Convert a binary search tree into doubly linked list

Converting a binary search tree into doubly linked list is a common interview question. It's a simple question as long as we know it can be solved by extending inorder tree traversal. If you are not familiar with inorder tree traversal, I have described it here. In this problem you are given a binary search tree with left and right child and you are supposed to convert left pointer to predecessor node and right pointer to the successor node.
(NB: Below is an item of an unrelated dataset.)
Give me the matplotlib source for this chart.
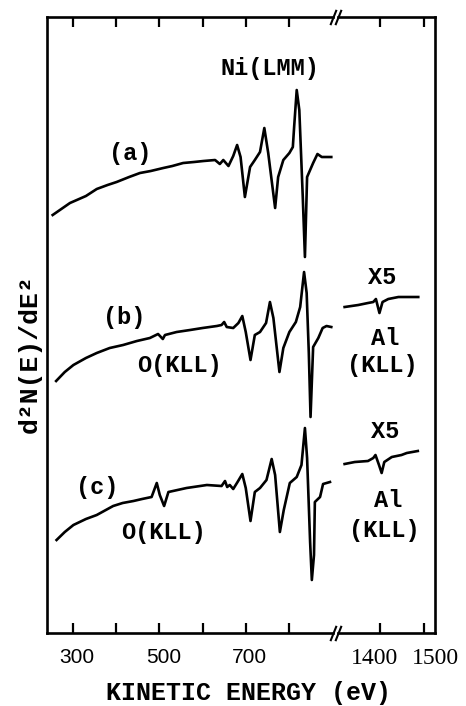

Here is the solution to the problem:

// output list
Node *list = NULL;

void convert_to_doubly_ll(Node *root) {
    if (root == NULL)
        return;

    convert_to_doubly_ll(root->left);

    if (list) {
        list->right = root;
        root->left = list;
    } 
    
    list = root;
    
    Node *right = root->right;
    root->right = NULL;

    convert_to_doubly_ll(right);
}

If you want to do this in place, then all you have to do is pass in the previous node in each recursive call. The code is given below:

void convert_to_doubly_ll_in_place(Node *root, Node **prev) {
    if (root == NULL)
        return;

    convert_to_doubly_ll_in_place(root->left, prev);

    Node *prev_node = *prev;
    Node *right = NULL;

    if (prev_node) {
        prev_node->right = root;
        root->left = prev_node;
    } 
    
    *prev = root;
    
    right = root->right;
    root->right = NULL;

    convert_to_doubly_ll_in_place(right, prev);
}

You can call the above method like this:

Node *root = ....a tree...;
Node *prev=NULL;
convert_to_doubly_ll_in_place(root, &prev);